Kootenay Lake ferry workers

Catherine Hansen/CBC

Status: Ongoing since Sept. 1.

Who: 80 ferry workers, represented by the B.C. Government and Service Employers' Union, have been striking against their employer, Western Pacific Marine Ltd. The Kootenay Lake ferry runs between Balfour and a terminal near Crawford Bay, and is an important route for locals and the tourism industry. 

Why: The conflict surrounds overtime and wages. 

Action: Since the ferry is deemed an essential service, workers reduced sailings but have not eliminated them altogether. The BCGEU estimates up to 70 per cent of regular sailings per day have been unable to run.

Legal aid staff lawyers

Submitted by Our Ferry Matters

Status: Strike ongoing since Nov. 1. 

Who: 26 staff lawyers with the Legal Services Society, represented by the Professional Employees Association (PEA), are striking against the B.C. government. 

Why: The union says staff lawyers earn less than Crown counsel or independently contracted legal aid lawyers. 

Action: Staff staged a one-day walkout on Nov. 1. Since Nov. 22, staff are only completing essential client and case work. According to the PEA, staff will no longer perform administrative duties like responding to emails from management or attending staff meetings.

Telecommunications technicians at Ledcor

Status: Strike ongoing since Sept. 30.

Who: Dozens of telecommunications technicians, represented by the International Brotherhood of Electrical Workers (IBEW) Local 213, working at Ledcor.

Why: Regular cuts in pay, extended work hours, unjust firings and deteriorating working conditions were cited as reasons for the strike. Month of bargaining have been unsuccessful and workers took up picketing after 31 staffers were fired in September.

Action: The union served strike notice on Sept. 25. Workers walked off the job and began picketing outside the Ledcor office in Port Coquitlam on Sept. 30. 

Metro Vancouver transit workers (resolved)


Status: Resolved. The job action ran Nov. 1-26. 

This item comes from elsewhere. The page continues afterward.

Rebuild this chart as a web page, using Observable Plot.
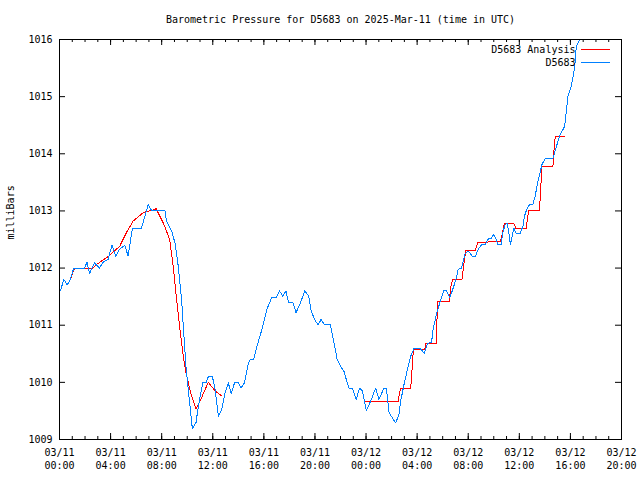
<!DOCTYPE html>
<html>
<head>
<meta charset="utf-8">
<script src="https://cdn.jsdelivr.net/npm/d3@7"></script>
<script src="https://cdn.jsdelivr.net/npm/@observablehq/plot@0.6"></script>
<style>
  html, body { margin: 0; padding: 0; background: #fff; }
  svg { display: block; }
</style>
</head>
<body>
<div id="chart"></div>
<script>
// ---- data (hours after 2025-03-11 00:00 UTC, pressure in millibars) ----
const title = "Barometric Pressure for D5683 on 2025-Mar-11 (time in UTC)";
const yLabel = "milliBars";
const seriesNames = ["D5683 Analysis", "D5683"];
const seriesColors = ["#ff0000", "#0080ff"];
const yTicks = [1009, 1010, 1011, 1012, 1013, 1014, 1015, 1016];

const obsHours = [0.08,0.34,0.6,0.79,1.12,1.96,2.15,2.36,2.75,3.14,3.40,3.80,4.11,4.40,4.71,5.11,5.37,5.71,6.42,6.94,7.21,8.25,8.38,8.78,9.04,9.30,9.56,9.69,9.90,10.08,10.27,10.40,10.69,10.87,11.21,11.47,11.65,11.97,12.18,12.44,12.71,12.96,13.22,13.44,13.70,14.01,14.20,14.48,14.80,14.93,15.19,15.46,15.85,16.24,16.63,16.97,17.23,17.47,17.73,17.94,18.28,18.52,18.86,19.20,19.51,19.70,20.04,20.25,20.48,20.74,21.21,21.47,21.74,22.00,22.26,22.65,22.92,23.23,23.49,23.71,24.02,24.36,24.75,25.01,25.40,25.59,25.80,26.06,26.32,26.58,26.71,26.97,27.24,27.50,27.76,28.21,28.55,28.81,29.13,29.25,29.54,29.86,30.07,30.31,30.56,30.70,31.04,31.22,31.48,31.74,32.00,32.35,32.55,32.79,33.06,33.32,33.57,33.79,34.00,34.18,34.31,34.57,34.71,34.89,35.04,35.18,35.30,35.44,35.57,35.75,36.07,36.28,36.40,36.62,36.80,37.06,37.24,37.46,37.77,38.03,38.63,39.15,39.55,39.81,40.07,40.33,40.46,40.72,40.86];
const obsValues = [1011.61,1011.80,1011.71,1011.77,1012.00,1012.00,1012.10,1011.91,1012.09,1012.00,1012.10,1012.15,1012.40,1012.21,1012.33,1012.40,1012.21,1012.70,1012.70,1013.11,1013.01,1013.01,1012.82,1012.65,1012.44,1012.03,1011.45,1010.98,1010.28,1009.88,1009.47,1009.19,1009.30,1009.58,1009.99,1009.99,1010.10,1010.10,1009.88,1009.41,1009.53,1009.82,1009.99,1009.80,1009.99,1009.99,1009.90,1009.99,1010.34,1010.40,1010.40,1010.63,1010.93,1011.28,1011.49,1011.49,1011.60,1011.51,1011.60,1011.39,1011.39,1011.22,1011.39,1011.60,1011.51,1011.25,1011.07,1011.01,1011.10,1011.01,1011.01,1010.72,1010.40,1010.28,1010.20,1009.90,1009.90,1009.70,1009.90,1009.85,1009.51,1009.67,1009.90,1009.70,1009.90,1009.90,1009.47,1009.38,1009.29,1009.44,1009.67,1009.96,1010.23,1010.46,1010.60,1010.60,1010.51,1010.68,1010.70,1010.93,1011.22,1011.45,1011.60,1011.60,1011.48,1011.57,1011.80,1011.98,1012.00,1012.24,1012.30,1012.20,1012.20,1012.33,1012.41,1012.41,1012.51,1012.51,1012.59,1012.51,1012.41,1012.41,1012.62,1012.76,1012.79,1012.62,1012.41,1012.56,1012.70,1012.61,1012.61,1012.73,1012.91,1013.05,1013.11,1013.11,1013.26,1013.52,1013.81,1013.92,1013.92,1014.31,1014.48,1015.01,1015.18,1015.50,1015.88,1016.00,1016.09];

const anaHours = [0.79,1.18,2.62,2.88,3.80,4.71,5.24,5.76,6.55,7.21,7.60,7.72,8.25,8.64,8.90,9.17,9.43,9.69,9.90,10.27,10.69,11.06,11.65,12.18,12.71,18.0,23.96,26.50,26.71,27.50,27.71,28.60,28.68,29.52,29.58,30.51,30.64,30.78,31.51,31.61,31.74,31.82,32.55,32.74,33.73,34.52,34.65,34.83,35.57,35.75,36.54,36.72,37.58,37.77,38.63,38.76,38.84,39.55];
const anaValues = [1011.77,1012.00,1012.00,1012.06,1012.20,1012.38,1012.62,1012.82,1012.97,1013.01,1013.04,1012.97,1012.73,1012.48,1012.03,1011.45,1010.93,1010.46,1010.17,1009.82,1009.54,1009.70,1010.00,1009.85,1009.76,null,1009.66,1009.66,1009.90,1009.90,1010.58,1010.58,1010.68,1010.68,1011.41,1011.41,1011.68,1011.80,1011.80,1011.98,1012.21,1012.31,1012.31,1012.44,1012.46,1012.46,1012.59,1012.78,1012.78,1012.69,1012.69,1013.00,1013.00,1013.78,1013.78,1014.22,1014.30,1014.30];

// ---- build tables ----
const t0 = Date.UTC(2025, 2, 11, 0, 0);
const toDate = h => new Date(t0 + h * 3600e3);
const obs = obsHours.map((h, i) => ({time: toDate(h), value: obsValues[i]}));
const ana = anaHours.map((h, i) => ({time: toDate(h), value: anaValues[i]}));

const xDomain = [toDate(0), toDate(44)];
const majorTicks = d3.utcHour.every(4).range(xDomain[0], new Date(+xDomain[1] + 1));
const minorTicks = d3.utcHour.every(1).range(xDomain[0], new Date(+xDomain[1] + 1));

const W = 640, H = 480;
const mL = 59, mR = 19, mT = 39, mB = 41;
const fw = W - mL - mR, fh = H - mT - mB;
const font = "DejaVu Sans Mono, monospace";

const chart = Plot.plot({
  width: W, height: H,
  marginLeft: mL, marginRight: mR, marginTop: mT, marginBottom: mB,
  style: {fontFamily: font, fontSize: "10px", color: "#000", background: "#fff"},
  x: {type: "utc", domain: xDomain},
  y: {domain: [1009, 1016]},
  marks: [
    // inward ticks (bottom/top: minor + major; left/right)
    Plot.ruleX(minorTicks, {x: d => d, insetTop: fh - 3, stroke: "#000"}),
    Plot.ruleX(minorTicks, {x: d => d, insetBottom: fh - 3, stroke: "#000"}),
    Plot.ruleX(majorTicks, {x: d => d, insetTop: fh - 6, stroke: "#000"}),
    Plot.ruleX(majorTicks, {x: d => d, insetBottom: fh - 6, stroke: "#000"}),
    Plot.ruleY(yTicks, {y: d => d, insetRight: fw - 6, stroke: "#000"}),
    Plot.ruleY(yTicks, {y: d => d, insetLeft: fw - 6, stroke: "#000"}),
    // axis labels
    Plot.axisX({ticks: majorTicks, tickSize: 0, tickPadding: 9, tickFormat: d3.utcFormat("%m/%d"), label: null, fontSize: 10}),
    Plot.axisX({ticks: majorTicks, tickSize: 0, tickPadding: 22, tickFormat: d3.utcFormat("%H:%M"), label: null, fontSize: 10}),
    Plot.axisY({ticks: yTicks, tickSize: 0, tickPadding: 7, tickFormat: d => String(d), label: null, fontSize: 10}),
    Plot.text([yLabel], {frameAnchor: "left", dx: -49, rotate: -90, fontSize: 10}),
    Plot.text([title], {frameAnchor: "top", dy: -20, lineAnchor: "middle", fontSize: 10}),
    // data
    Plot.line(ana, {x: "time", y: "value", stroke: seriesColors[0], strokeWidth: 1, clip: true}),
    Plot.line(obs, {x: "time", y: "value", stroke: seriesColors[1], strokeWidth: 1, clip: true}),
    // legend text
    Plot.text([seriesNames[0]], {frameAnchor: "top-right", dx: -46, dy: 10, textAnchor: "end", lineAnchor: "middle", fontSize: 10}),
    Plot.text([seriesNames[1]], {frameAnchor: "top-right", dx: -46, dy: 23, textAnchor: "end", lineAnchor: "middle", fontSize: 10}),
    Plot.frame({stroke: "#000"})
  ]
});

// legend line samples
const svg = d3.select(chart);
seriesColors.forEach((c, i) => {
  svg.append("line")
    .attr("x1", W - mR - 40).attr("x2", W - mR - 11)
    .attr("y1", mT + 10.5 + 13 * i).attr("y2", mT + 10.5 + 13 * i)
    .attr("stroke", c).attr("stroke-width", 1);
});
svg.selectAll("path").attr("shape-rendering", "crispEdges");

document.getElementById("chart").appendChild(chart);
</script>
</body>
</html>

Who: 5,000 workers represented by Unifor Locals 111 and 2200 were striking against TransLink's Coast Mountain Bus Company. A separate contract negotiation is ongoing between the B.C. Rapid Transit Company and 900 SkyTrain workers represented by CUPE 7000. 

Why: Wages and working conditions were the main sticking points. Unifor said the salaries of their employees have not been comparable to salaries in other major cities

Action: Starting Nov. 1, there were cuts to SeaBus service and workers refused to work overtime on a rotating basis. A full bus and SeaBus shutdown was planned for Nov. 27-29, which would have affected up to 350,000 customers, but that was averted with a tentative deal reached shortly after midnight Nov. 27.

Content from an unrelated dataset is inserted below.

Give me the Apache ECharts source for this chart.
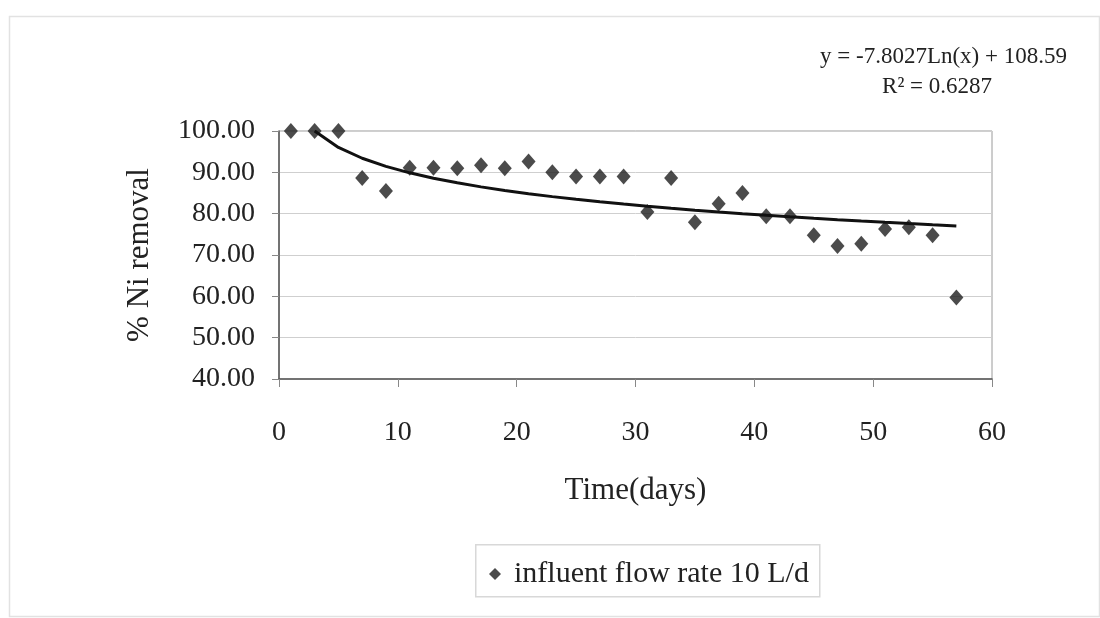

Saanich school support workers (resolved)

Ben Nelms/CBC

Status: Resolved. The strike ran Oct. 28-Nov. 16.

Who: 500 support staff workers represented by CUPE Local 441 were striking against the Saanich School District. 

Why: The union argued its members pay was significantly lower than neighbouring school districts like Greater Victoria. 

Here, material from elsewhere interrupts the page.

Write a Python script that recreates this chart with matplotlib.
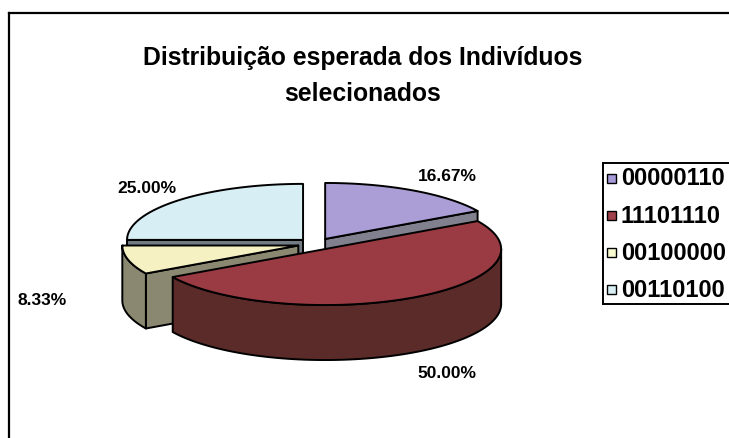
import numpy as np
import matplotlib
matplotlib.use("Agg")
import matplotlib.pyplot as plt
from matplotlib.patches import Polygon, Rectangle
from matplotlib.lines import Line2D

# ---- data -------------------------------------------------------------
individuals = ["00000110", "11101110", "00100000", "00110100"]
shares = [16.67, 50.00, 8.33, 25.00]
share_labels = ["16.67%", "50.00%", "8.33%", "25.00%"]

title_lines = ["Distribuição esperada dos Indivíduos", "selecionados"]

# ---- styling ----------------------------------------------------------
top_colors = ["#ab9dd6", "#9a3b43", "#f6f1c2", "#d8eef5"]
side_colors = ["#80808f", "#5a2b28", "#8a8871", "#727a84"]
legend_colors = ["#a79ad8", "#a0404a", "#fafad0", "#d8f0f4"]
# label offsets (pixels) from the rim point at each slice's middle angle
label_offsets = [(34, -15), (34, 75), (-86, 40), (-32, -13)]

W, H = 729, 439
fig = plt.figure(figsize=(W / 100, H / 100), dpi=100)
ax = fig.add_axes([0, 0, 1, 1])
ax.set_xlim(0, W)
ax.set_ylim(H, 0)
ax.axis("off")

FONT = "Liberation Sans"

# chart frame
ax.add_line(Line2D([9.5, 9.5], [H + 5, 14], color="black", lw=1.6))
ax.add_line(Line2D([9.5, W + 5], [14, 14], color="black", lw=1.6))

# ---- title ------------------------------------------------------------
ax.text(363, 65, title_lines[0], ha="center", va="baseline",
        fontsize=17.8, fontweight="bold", family=FONT)
ax.text(363, 101, title_lines[1], ha="center", va="baseline",
        fontsize=17.8, fontweight="bold", family=FONT)

# ---- 3-D pie ----------------------------------------------------------
cx, cy = 316, 245
rx, ry = 176, 56
depth = 55
explode = 0.104
EDGE = dict(edgecolor="black", linewidth=1.4, joinstyle="round")

fracs = np.array(shares) / np.sum(shares)
cum = np.concatenate([[0.0], np.cumsum(fracs)])
starts = 90 - 360 * cum[:-1]   # clockwise from 12 o'clock
ends = 90 - 360 * cum[1:]


def rim(t_deg, ox, oy, z=0.0):
    t = np.radians(t_deg)
    return cx + ox + rx * np.cos(t), cy + oy - ry * np.sin(t) + z


slices = []
for i in range(len(shares)):
    a, b = ends[i], starts[i]
    mid = 0.5 * (a + b)
    ox = explode * rx * np.cos(np.radians(mid))
    oy = -explode * ry * np.sin(np.radians(mid))
    slices.append((i, a, b, mid, ox, oy))

# back-to-front painting order
order = sorted(slices, key=lambda s: -np.sin(np.radians(s[3])))

for i, a, b, mid, ox, oy in order:
    apex = (cx + ox, cy + oy)
    # flat cut faces that turn towards the viewer
    for ang, visible in ((a, np.cos(np.radians(a)) > 1e-6),
                         (b, np.cos(np.radians(b)) < -1e-6)):
        if visible:
            px, py = rim(ang, ox, oy)
            quad = [apex, (px, py), (px, py + depth),
                    (apex[0], apex[1] + depth)]
            ax.add_patch(Polygon(quad, closed=True,
                                 facecolor=side_colors[i], **EDGE))
    # curved outer wall on the front half
    for k in (-1, 0, 1):
        lo = max(a, 180 + 360 * k)
        hi = min(b, 360 + 360 * k)
        if hi - lo > 1e-6:
            t = np.linspace(lo, hi, 80)
            xs, ys = rim(t, ox, oy)
            pts = list(zip(xs, ys)) + list(zip(xs[::-1], ys[::-1] + depth))
            ax.add_patch(Polygon(pts, closed=True,
                                 facecolor=side_colors[i], **EDGE))
    # top face
    t = np.linspace(a, b, 120)
    xs, ys = rim(t, ox, oy)
    pts = [apex] + list(zip(xs, ys))
    ax.add_patch(Polygon(pts, closed=True, facecolor=top_colors[i], **EDGE))

# value labels
for i, a, b, mid, ox, oy in slices:
    px, py = rim(mid, ox, oy)
    dx, dy = label_offsets[i]
    ax.text(px + dx, py + dy, share_labels[i], ha="center", va="center",
            fontsize=12.5, fontweight="bold", family=FONT)

# ---- legend -----------------------------------------------------------
lx, ltop, lbot = 603.5, 164, 305
ax.add_line(Line2D([lx, lx], [ltop, lbot], color="black", lw=1.4))
ax.add_line(Line2D([lx, W + 5], [ltop, ltop], color="black", lw=1.4))
ax.add_line(Line2D([lx, W + 5], [lbot, lbot], color="black", lw=1.4))
row0, step = 179, 37.3
for i, name in enumerate(individuals):
    yy = row0 + i * step
    ax.add_patch(Rectangle((607.5, yy - 4.5), 9, 9,
                           facecolor=legend_colors[i], edgecolor="black",
                           linewidth=1.0))
    ax.text(621, yy, name, ha="left", va="center", fontsize=17,
            fontweight="bold", family=FONT)

fig.savefig("out.png", dpi=100)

Action: Schools in the Saanich School District were closed during the strike; students will make up lost instructional time via changes to their schedule. 

Downtown Vancouver hotel workers (resolved)

Kathryn Marlow/CBC

Status: Resolved. The strike action ran Sept. 19-Oct. 17 at the Hyatt Regency, Westin Bayshore, and Pinnacle Harbourfront; and Sept. 19-Nov. 18 at the Hotel Georgia. 

Who: 1,200 hotel workers from the Hotel Georgia, Hyatt Regency, Westin Bayshore, and Pinnacle Harbourfront represented by Unite Here Local 40. 

Why: Workers agreed to a new deal that will see raises of up to 25 per cent, and new standards for workplace safety, sexual harassment and job security.

Action: Striking workers picketed daily up and down the sidewalk outside the hotels' entrance. The Hyatt Regency, Westin Bayshore and Pinnacle Hotels all launched lawsuits against the workers citing "deafening noise."